The American Securities Association (ASA) is ready to battle the U.S. Department of Labor (DOL) over the agency’s attempt to change existing retirement rules around advice without going through a notice-and-comment. ASA filed its lawsuit in the Middle District of Florida, home of the Tampa-based trade organization.
In its lawsuit, ASA claims that the regulatory agency used the guidance issued via a series of frequently asked questions (FAQs) to impose new obligations on retirement accounts that did not previously exist. They also say the DOL is violating the Administrative Procedure Act of 1946 (APA), which governs the process that federal agencies develop and issue regulations, by not providing a rulemaking period to solicit public input.
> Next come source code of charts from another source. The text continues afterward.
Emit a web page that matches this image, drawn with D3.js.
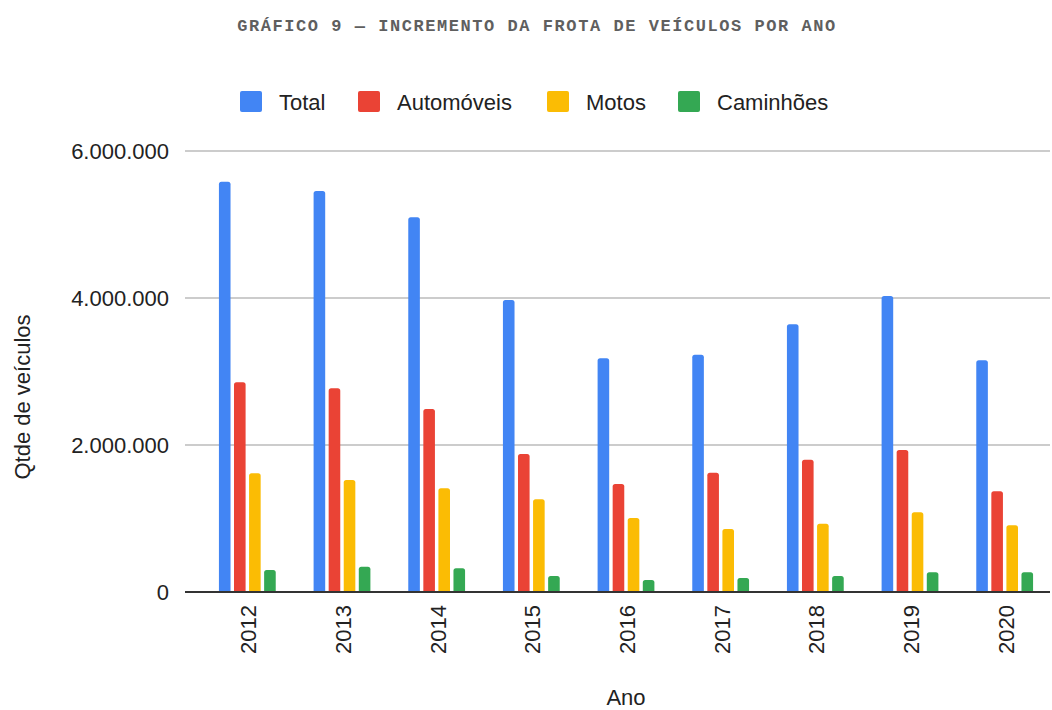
<!DOCTYPE html>
<html lang="pt-BR">
<head>
  <meta charset="UTF-8">
  <title>Incremento da frota de veículos por ano</title>
  <style>
    body { margin: 0; background: #fff; }
    svg { display: block; }
    .title {
      font-family: "Liberation Mono", "DejaVu Sans Mono", monospace;
      font-size: 17px;
      font-weight: bold;
      letter-spacing: 1.55px;
      fill: #5f5f5f;
    }
    .lbl {
      font-family: "Liberation Sans", Arial, sans-serif;
      font-size: 22px;
      fill: #222;
    }
    .grid line { stroke: #ccc; stroke-width: 2px; }
  </style>
</head>
<body>
  <svg id="chart" width="1052" height="710"></svg>
  <script src="https://d3js.org/d3.v7.min.js"></script>
  <script>
    // data
    const years = ["2012", "2013", "2014", "2015", "2016", "2017", "2018", "2019", "2020"];
    const seriesNames = ["Total", "Automóveis", "Motos", "Caminhões"];
    const colors = ["#4285f4", "#ea4335", "#fbbc04", "#34a853"];

    const total      = [5582000, 5456000, 5098000, 3973000, 3179000, 3229000, 3642000, 4027000, 3152000];
    const automoveis = [2853000, 2771000, 2490000, 1877000, 1469000, 1623000, 1800000, 1932000, 1370000];
    const motos      = [1615000, 1524000, 1410000, 1261000, 1007000,  857000,  929000, 1084000,  907000];
    const caminhoes  = [ 300000,  345000,  322000,  218000,  163000,  190000,  218000,  268000,  268000];

    const yTicks = [0, 2000000, 4000000, 6000000];

    const series = [total, automoveis, motos, caminhoes];

    const svg = d3.select("#chart");

    const ptBR = d3.formatLocale({ decimal: ",", thousands: ".", grouping: [3], currency: ["R$", ""] });
    const fmt = ptBR.format(",d");

    const x = d3.scaleBand().domain(years).range([200, 1052]);
    const groupW = x.bandwidth() * 0.6;
    const xInner = d3.scaleBand().domain(d3.range(seriesNames.length))
      .range([0, groupW]).paddingInner(0.23);
    const y = d3.scaleLinear().domain([0, 6000000]).range([592, 151]);

    // title
    svg.append("text")
      .attr("class", "title")
      .attr("x", 537).attr("y", 31)
      .attr("text-anchor", "middle")
      .text("GRÁFICO 9 — INCREMENTO DA FROTA DE VEÍCULOS POR ANO");

    // legend
    const legendX = [240, 358, 547, 678];
    const legend = svg.append("g").selectAll("g")
      .data(seriesNames)
      .join("g")
      .attr("transform", (d, i) => `translate(${legendX[i]},91)`);
    legend.append("rect")
      .attr("width", 22).attr("height", 21).attr("rx", 2)
      .attr("fill", (d, i) => colors[i]);
    legend.append("text")
      .attr("class", "lbl")
      .attr("x", 39).attr("y", 18.5)
      .text(d => d);

    // gridlines
    svg.append("g").attr("class", "grid")
      .selectAll("line")
      .data(yTicks.filter(t => t > 0))
      .join("line")
      .attr("x1", 185).attr("x2", 1050)
      .attr("y1", d => y(d)).attr("y2", d => y(d));

    // y tick labels
    svg.append("g").selectAll("text")
      .data(yTicks)
      .join("text")
      .attr("class", "lbl")
      .attr("x", 169)
      .attr("y", d => y(d))
      .attr("dy", "0.36em")
      .attr("text-anchor", "end")
      .text(d => fmt(d));

    // bars with rounded tops
    function barPath(x0, w, yTop, yBase) {
      const r = Math.min(2.5, (yBase - yTop) / 2);
      return `M${x0},${yBase}V${yTop + r}Q${x0},${yTop} ${x0 + r},${yTop}` +
        `H${x0 + w - r}Q${x0 + w},${yTop} ${x0 + w},${yTop + r}V${yBase}Z`;
    }

    const groups = svg.append("g").selectAll("g")
      .data(years)
      .join("g")
      .attr("transform", d => `translate(${x(d) + (x.bandwidth() - groupW) / 2},0)`);

    groups.selectAll("path")
      .data((d, i) => series.map((s, k) => ({ k, v: s[i] })))
      .join("path")
      .attr("fill", d => colors[d.k])
      .attr("d", d => barPath(xInner(d.k), xInner.bandwidth(), y(d.v), y(0)));

    // baseline
    svg.append("line")
      .attr("x1", 185).attr("x2", 1050)
      .attr("y1", y(0)).attr("y2", y(0))
      .attr("stroke", "#333").attr("stroke-width", 2);

    // x labels (rotated)
    svg.append("g").selectAll("text")
      .data(years)
      .join("text")
      .attr("class", "lbl")
      .attr("text-anchor", "end")
      .attr("dy", "0.36em")
      .attr("transform", d => `translate(${x(d) + x.bandwidth() / 2 + 1},605) rotate(-90)`)
      .text(d => d);

    // axis titles
    svg.append("text")
      .attr("class", "lbl")
      .attr("text-anchor", "middle")
      .attr("x", 626).attr("y", 705)
      .text("Ano");

    svg.append("text")
      .attr("class", "lbl")
      .attr("text-anchor", "middle")
      .attr("transform", "translate(30,397) rotate(-90)")
      .text("Qtde de veículos");
  </script>
</body>
</html>
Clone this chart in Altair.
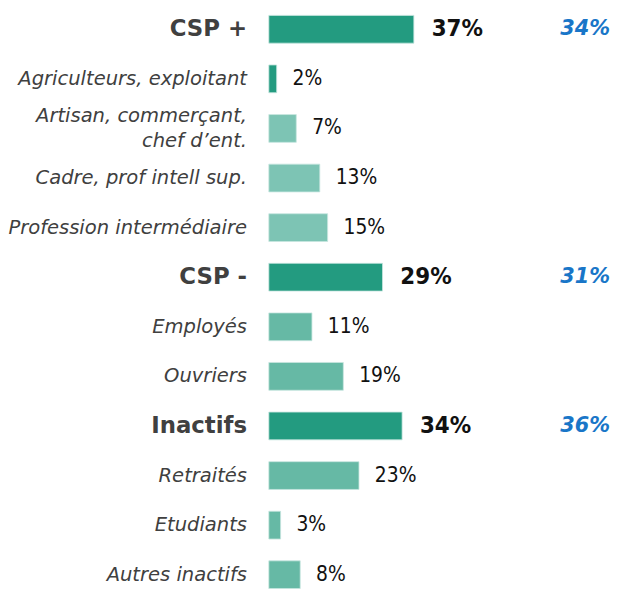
import altair as alt
import pandas as pd

keys = ["CSP +", "Agriculteurs", "Artisan", "Cadre", "Profession",
        "CSP -", "Employés", "Ouvriers", "Inactifs", "Retraités", "Etudiants", "Autres"]
labels = ["CSP +", "Agriculteurs, exploitant", "Artisan, commerçant,\nchef d\u2019ent.",
          "Cadre, prof intell sup.", "Profession intermédiaire",
          "CSP -", "Employés", "Ouvriers", "Inactifs", "Retraités", "Etudiants", "Autres inactifs"]
values = [37, 2, 7, 13, 15, 29, 11, 19, 34, 23, 3, 8]
levels = ["main", "sub", "sub", "sub", "sub", "main", "sub", "sub", "main", "sub", "sub", "sub"]
colors = ["#239B80", "#239B80", "#7DC4B4", "#7DC4B4", "#7DC4B4",
          "#239B80", "#66B9A5", "#66B9A5", "#239B80", "#66B9A5", "#66B9A5", "#66B9A5"]
comparison = ["34%", "", "", "", "", "31%", "", "", "36%", "", "", ""]

df = pd.DataFrame({
    "key": keys, "label": labels, "value": values, "level": levels,
    "color": colors, "comp": comparison,
})
df["vlabel"] = df["value"].astype(str) + "%"
df["multi"] = df["label"].str.contains("\n")

y = alt.Y("key:N", sort=keys, axis=None,
          scale=alt.Scale(paddingInner=0.44, paddingOuter=0.1))
x = alt.X("value:Q", axis=None, scale=alt.Scale(domain=[0, 87.3], nice=False, zero=True))

base = alt.Chart(df)

bars = base.mark_bar(stroke="#C8E6DF", strokeWidth=0.8).encode(
    x=x, y=y, color=alt.Color("color:N", scale=None))

main_lbl = base.transform_filter("datum.level == 'main'").mark_text(
    align="right", baseline="middle", font="DejaVu Sans", fontWeight="bold",
    fontSize=23, color="#404040").encode(
    x=alt.value(-22), y=y, text="label:N")

sub_lbl = base.transform_filter(
    "datum.level == 'sub' && !datum.multi").mark_text(
    align="right", baseline="middle", font="DejaVu Sans", fontStyle="italic",
    fontSize=19.7, color="#404040").encode(
    x=alt.value(-22), y=y, text="label:N")

sub_lbl2 = base.transform_filter("datum.multi").mark_text(
    align="right", baseline="middle", font="DejaVu Sans", fontStyle="italic",
    fontSize=19.7, color="#404040", lineBreak="\n", lineHeight=25, dy=-12.5).encode(
    x=alt.value(-22), y=y, text="label:N")

main_val = base.transform_filter("datum.level == 'main'").mark_text(
    align="left", baseline="middle", dx=18, font="Liberation Sans Narrow, DejaVu Sans Condensed",
    fontWeight="bold", fontSize=24, color="#111111").encode(
    x=x, y=y, text="vlabel:N")

sub_val = base.transform_filter("datum.level == 'sub'").mark_text(
    align="left", baseline="middle", dx=16, font="Liberation Sans Narrow, DejaVu Sans Condensed",
    fontSize=21, color="#111111").encode(
    x=x, y=y, text="vlabel:N")

comp_val = base.transform_filter("datum.level == 'main'").mark_text(
    align="right", baseline="middle", font="DejaVu Sans", fontWeight="bold",
    fontStyle="italic", fontSize=21, color="#1976C8").encode(
    x=alt.value(344), y=y, text="comp:N")

chart = alt.layer(bars, main_lbl, sub_lbl, sub_lbl2, main_val, sub_val, comp_val).properties(
    width=345, height=588,
    autosize=alt.AutoSizeParams(type="none"),
    padding={"left": 263, "top": 0, "right": 0, "bottom": 0},
).configure_view(stroke=None)

chart.save("out.html", embed_options={"renderer": "svg", "actions": False})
Calling it “bureaucracy at its worst,” ASA, which represents wealth management and capital markets interests of regional financial services firms, is pulling no punches.
The ASA lawsuit takes issue with the FAQs saying that they “impose new obligations that have no basis in the agency’s underlying rules” with two being particularly “egregious”:
- That the agency rewrote its regulations concerning when a financial professional serves as a “fiduciary” under the Employee Retirement Income Security Act of 1974 and the Internal Revenue Code. According to the DOL, a financial professional’s first instance of advice to rollover assets from one retirement plan to another can be the act of a “fiduciary,” even though the DOL regulations state that a person is not a fiduciary unless he provides advice “on a regular basis to the plan.”
- Secondly, that the DOL is imposing a “host of burdensome documentation and investigation requirements on financial institutions when making rollover recommendations, despite the fact that the exemption the Department promulgated contains no such requirements.
While the DOL has a history of asking for public input, more recently issuing a Request for Information seeking comment on how climate change could impact retirement savings, they seemed to be taking a different tact by using the FAQs to provide guidance on its current retirement rules.
ASA attempted a more diplomatic approach when it sent a letter to DOL head Martin Walsh last September outlining its issues. The trade group argued they were “deeply concerned” about the DOL’s attempt to change the fiduciary definition without public input, saying it caused “confusion and uncertainty,” and that it was crossways with the APA’s procedural requirements. Claiming that guidance, such as the FAQs, can be “thrown online in a matter of minutes and immediately change behavior,” ASA is now ready to challenge the agency in court.
“This lawsuit is necessary to protect America’s retirement savers from an ever-expanding administrative state that continues to push policies the American people, Congress, and the courts routinely reject. The DOL’s failure to seek public comment before changing rules about retirement advice is a violation of the Administrative Procedure Act,” said ASA CEO Chris Iacovella.